The five Townsville-based clubs have found it tougher to recruit junior girls in the more saturated sporting environment of the city, and there have been a few forfeits in a competition which is still very much in the establishment phase, but Peter Bishop is proud towns like Ingham are leading the charge.

“Teachers West and North Ward have got some girls, but it’s good to see the regional teams contributing our bit to make sure it’s viable,” he says.

“Getting a women’s team is a major goal and we’re targetting a few girls who, if they’re in the district next year, I’d love to be the backbone of an Ingham women’s side.

“That’s the ultimate plan, whether we play 18s next year, and make the jump the year after.”

After years on the sidelines watching the boys, Charters Towers under 16 player Charli is thrilled to finally be playing rugby with twin sister Neeve for the Bulls, and says they enjoy matches against the other regional clubs the most.

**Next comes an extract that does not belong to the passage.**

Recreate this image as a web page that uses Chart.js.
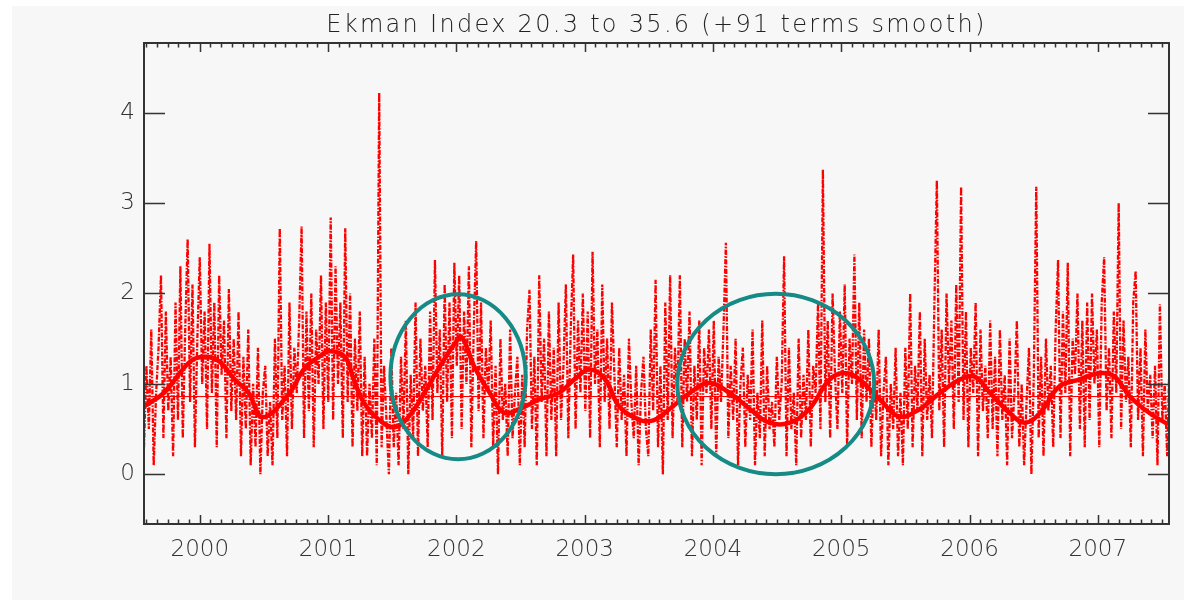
<!DOCTYPE html>
<html>
<head>
<meta charset="utf-8">
<script src="https://cdn.jsdelivr.net/npm/chart.js@4.4.1/dist/chart.umd.min.js"></script>
<style>
html, body { margin: 0; padding: 0; background: #fff; }
</style>
</head>
<body>
<canvas id="ekmanChart" width="1184" height="600"></canvas>
<script>
const TITLE = 'Ekman Index 20.3 to 35.6 (+91 terms smooth)';
const X_MIN = 1999.565;
const X_MAX = 2007.555;
const Y_MIN = -0.55;
const Y_MAX = 4.77;
const yearTicks = [2000, 2001, 2002, 2003, 2004, 2005, 2006, 2007];
const valueTicks = [0, 1, 2, 3, 4];
const MEAN = 0.86;

/* Raw index, roughly weekly samples */
const RAW_START = 1999.565;
const RAW_STEP = 0.0189;
const rawValues = [
    0.3,1.2,0.5,1.6,0.1,0.9,1.4,2.2,0.4,1.8,0.7,1.3,0.2,
    1.9,0.6,2.3,0.4,1.6,2.6,0.8,2.1,0.3,1.5,2.4,1.0,1.8,
    0.5,2.55,0.9,1.9,0.3,2.2,1.1,1.7,0.4,2.05,0.7,1.5,0.6,
    1.8,0.2,1.3,0.5,1.6,0.1,1.0,0.3,1.4,0.0,0.9,1.2,0.2,
    0.8,0.1,1.5,0.4,2.72,0.6,1.2,0.2,1.9,0.5,1.4,0.9,1.7,
    2.74,0.4,1.8,0.7,2.0,0.3,1.6,1.0,2.2,0.5,1.9,0.8,2.84,
    0.6,2.3,1.0,1.9,0.4,2.72,0.8,2.0,0.3,1.5,0.7,1.8,0.2,
    1.3,0.2,1.0,0.4,1.5,0.1,4.22,0.3,1.2,0.6,0.0,1.4,0.3,
    0.9,0.1,1.3,0.5,1.7,0.0,1.1,0.4,1.9,0.2,1.5,0.7,1.2,
    0.3,1.8,0.6,2.37,0.9,1.6,0.2,2.1,0.8,1.9,0.4,2.34,1.2,
    2.2,0.5,1.8,1.0,2.3,0.3,1.6,2.58,0.7,1.9,0.4,1.4,0.9,
    1.7,0.3,1.2,0.0,1.5,0.6,1.0,0.2,1.6,0.4,0.9,1.3,0.1,
    1.1,0.3,1.6,2.04,0.5,1.3,0.1,2.2,0.8,1.5,0.2,1.8,0.6,
    1.4,0.2,1.9,0.6,1.2,2.1,0.4,1.6,2.43,0.5,1.7,0.9,2.0,
    0.7,1.8,0.4,2.46,1.0,1.6,0.3,2.1,0.8,1.5,0.5,1.9,1.1,
    0.3,1.4,0.6,1.1,0.2,1.5,0.8,0.4,1.2,0.1,0.9,1.3,0.5,
    0.2,1.6,0.7,2.15,0.3,1.2,0.0,1.9,0.6,2.2,0.4,1.4,0.8,
    2.2,0.3,1.5,0.8,1.8,0.2,1.2,0.6,1.7,0.1,1.4,0.9,1.6,
    0.5,1.7,0.2,1.3,0.8,1.6,2.56,0.4,1.2,0.6,1.5,0.1,1.0,
    1.4,0.3,1.1,0.6,1.6,0.1,0.9,0.4,1.7,0.2,1.2,0.5,0.8,
    0.3,1.3,0.6,1.0,2.41,0.2,1.4,0.5,0.9,0.1,1.5,0.4,1.1,
    0.6,1.6,0.3,1.2,0.9,1.9,0.5,3.37,0.8,1.7,0.4,2.0,1.1,
    0.5,1.8,0.9,2.1,0.3,1.5,1.0,2.43,0.6,1.9,0.4,1.6,0.8,
    1.5,0.3,1.1,0.6,1.6,0.2,0.9,1.3,0.1,1.0,0.5,1.4,0.2,
    0.9,0.1,1.4,0.5,2.0,0.3,1.2,0.7,1.8,0.2,1.5,0.6,1.1,
    0.4,1.9,3.25,0.7,1.6,0.3,2.0,1.0,1.7,0.5,2.1,0.8,3.18,
    0.6,1.8,0.3,1.4,0.9,1.9,0.2,1.6,0.7,1.2,0.4,1.7,0.5,
    1.3,0.2,1.6,0.6,1.1,0.1,1.5,0.4,0.9,1.7,0.3,1.0,0.1,
    0.8,1.4,0.0,1.1,3.18,0.4,1.3,0.2,1.5,0.7,1.2,0.3,1.6,
    2.37,0.4,1.8,0.9,2.34,0.2,1.5,1.1,2.0,0.5,1.7,0.3,1.9,
    0.6,2.0,1.0,1.6,0.3,1.9,2.4,0.7,1.4,0.4,1.8,0.9,3.0,
    0.5,1.7,0.8,1.3,0.3,1.9,2.25,0.6,1.4,0.2,1.6,0.7,1.1,
    0.4,1.2,0.1,1.88,0.6,1.0,0.2,1.3
];

/* 91 term running mean */
const smoothYears = [
    1999.565,1999.72,1999.92,2000.03,2000.15,2000.27,2000.38,2000.49,2000.70,2000.81,
    2000.93,2001.01,2001.13,2001.20,2001.28,2001.40,2001.52,2001.63,2001.75,2001.87,
    2001.99,2002.04,2002.14,2002.26,2002.37,2002.49,2002.65,2002.80,2002.92,2003.04,
    2003.16,2003.27,2003.43,2003.54,2003.66,2003.82,2003.97,2004.13,2004.29,2004.44,
    2004.60,2004.75,2004.91,2005.03,2005.14,2005.30,2005.45,2005.61,2005.77,2005.93,
    2006.04,2006.16,2006.31,2006.43,2006.55,2006.70,2006.86,2007.02,2007.13,2007.25,
    2007.40,2007.55
];
const smoothValues = [
    0.75,0.9,1.24,1.3,1.25,1.05,0.9,0.63,0.9,1.16,
    1.3,1.36,1.3,1.05,0.79,0.6,0.52,0.64,0.9,1.19,
    1.45,1.52,1.19,0.9,0.68,0.72,0.83,0.9,1.05,1.16,
    1.05,0.75,0.6,0.6,0.72,0.9,1.01,0.9,0.72,0.57,
    0.57,0.72,1.05,1.12,1.05,0.83,0.64,0.72,0.9,1.05,
    1.08,0.9,0.68,0.57,0.68,0.97,1.05,1.12,1.08,0.86,
    0.68,0.55
];

/* Highlight ellipses: centre year, centre value, half width (years), half height */
const highlights = [
    [2002.013, 1.078, 0.527, 0.913],
    [2004.49, 0.998, 0.767, 0.998]
];

const rawPoints = rawValues.map((v, i) => ({ x: RAW_START + i * RAW_STEP, y: v }));
const smoothPoints = smoothYears.map((t, i) => ({ x: t, y: smoothValues[i] }));
const meanPoints = [{ x: X_MIN, y: MEAN }, { x: X_MAX, y: MEAN }];

const AXIS_COLOR = '#333333';
const FONT = 'DejaVu Sans';

/* Background, frame, inward ticks, title and the two ellipses */
const framePlugin = {
    id: 'framePlugin',
    beforeDraw(chart) {
        const ctx = chart.ctx;
        ctx.save();
        ctx.fillStyle = '#ffffff';
        ctx.fillRect(0, 0, chart.width, chart.height);
        ctx.fillStyle = '#f7f7f7';
        ctx.fillRect(12, 6, chart.width - 12, chart.height - 6);
        ctx.restore();
    },
    afterDraw(chart) {
        const ctx = chart.ctx;
        const a = chart.chartArea;
        const xs = chart.scales.x, ys = chart.scales.y;
        ctx.save();

        // ellipses
        ctx.strokeStyle = '#168a84';
        ctx.lineWidth = 4;
        highlights.forEach(h => {
            const cx = xs.getPixelForValue(h[0]);
            const cy = ys.getPixelForValue(h[1]);
            const rx = Math.abs(xs.getPixelForValue(h[0] + h[2]) - cx);
            const ry = Math.abs(ys.getPixelForValue(h[1] + h[3]) - cy);
            ctx.beginPath();
            ctx.ellipse(cx, cy, rx, ry, 0, 0, Math.PI * 2);
            ctx.stroke();
        });

        // frame
        ctx.strokeStyle = AXIS_COLOR;
        ctx.lineWidth = 2;
        ctx.strokeRect(a.left, a.top, a.right - a.left, a.bottom - a.top);

        // x ticks, monthly minor, yearly major
        ctx.beginPath();
        for (let y = Math.floor(X_MIN); y <= Math.ceil(X_MAX); y++) {
            for (let m = 0; m < 12; m++) {
                const t = y + m / 12;
                if (t <= X_MIN || t >= X_MAX) continue;
                const px = Math.round(xs.getPixelForValue(t)) + 0.5;
                const len = m === 0 ? 9 : 4.5;
                ctx.moveTo(px, a.bottom);
                ctx.lineTo(px, a.bottom - len);
                ctx.moveTo(px, a.top);
                ctx.lineTo(px, a.top + len);
            }
        }
        // y ticks both sides
        valueTicks.forEach(v => {
            const py = Math.round(ys.getPixelForValue(v)) + 0.5;
            ctx.moveTo(a.left, py);
            ctx.lineTo(a.left + 21, py);
            ctx.moveTo(a.right, py);
            ctx.lineTo(a.right - 21, py);
        });
        ctx.lineWidth = 1.5;
        ctx.stroke();

        // title
        ctx.fillStyle = '#222222';
        ctx.font = '300 24px "' + FONT + '"';
        ctx.letterSpacing = '2.3px';
        ctx.textAlign = 'center';
        ctx.textBaseline = 'alphabetic';
        ctx.fillText(TITLE, (a.left + a.right) / 2, 32);
        ctx.restore();
    }
};

const config = {
    type: 'line',
    data: {
        datasets: [
            {
                label: 'Smooth',
                data: smoothPoints,
                borderColor: '#ff0000',
                borderWidth: 4.5,
                tension: 0.4,
                pointRadius: 0,
                order: 0
            },
            {
                label: 'Ekman index',
                data: rawPoints,
                borderColor: '#ff0000',
                borderWidth: 2.3,
                borderDash: [5, 1.5, 1.5, 1.5],
                pointRadius: 0,
                order: 1
            },
            {
                label: 'Mean',
                data: meanPoints,
                borderColor: '#ff0000',
                borderWidth: 1,
                pointRadius: 0,
                order: 2
            }
        ]
    },
    options: {
        responsive: false,
        animation: false,
        devicePixelRatio: 1,
        events: [],
        layout: { padding: { left: 0, top: 43, right: 15, bottom: 0 } },
        plugins: {
            legend: { display: false },
            title: { display: false },
            tooltip: { enabled: false }
        },
        scales: {
            x: {
                type: 'linear',
                min: X_MIN,
                max: X_MAX,
                grid: { display: false, drawTicks: false },
                border: { display: false },
                afterBuildTicks: s => { s.ticks = yearTicks.map(v => ({ value: v })); },
                afterFit: s => { s.height = 76; },
                ticks: {
                    padding: 12,
                    maxRotation: 0,
                    color: AXIS_COLOR,
                    font: { family: FONT, size: 23, weight: 300 },
                    callback: v => String(v)
                }
            },
            y: {
                min: Y_MIN,
                max: Y_MAX,
                grid: { display: false, drawTicks: false },
                border: { display: false },
                afterBuildTicks: s => { s.ticks = valueTicks.map(v => ({ value: v })); },
                afterFit: s => { s.width = 144; },
                ticks: {
                    padding: 9,
                    color: AXIS_COLOR,
                    font: { family: FONT, size: 23, weight: 300 },
                    callback: v => String(v)
                }
            }
        }
    },
    plugins: [framePlugin]
};

const ekmanChart = new Chart(document.getElementById('ekmanChart'), config);
</script>
</body>
</html>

“Yeah, it’s good playing the places like Ingham, because they have more players, like us,” says the 16 year old, who hails from Normanton near the Gulf Of Carpentaria.

“It just feels so good to be finally playing matches. 

“People are like; ‘oh, girls don’t play rugby’, but, yeah we do, and we play it well, too.” 

Burdekin’s Jayla Baldwin says she didn’t get along with all her teammates when she started playing in 2018, but she’s now close friends with most of her fellow Canetoads.

“I think, through playing, they got to know me more as a person,” she says.

“The tackling and stuff, just playing rugby, definitely brings you closer together.”

The 14 year old can also confirm Phillott’s philosophy that roller derby is good for stress relief also rings true for rugby and teenage angst.

“You can take all your anger out on the game, instead of just filling up with rage,” says Baldwin.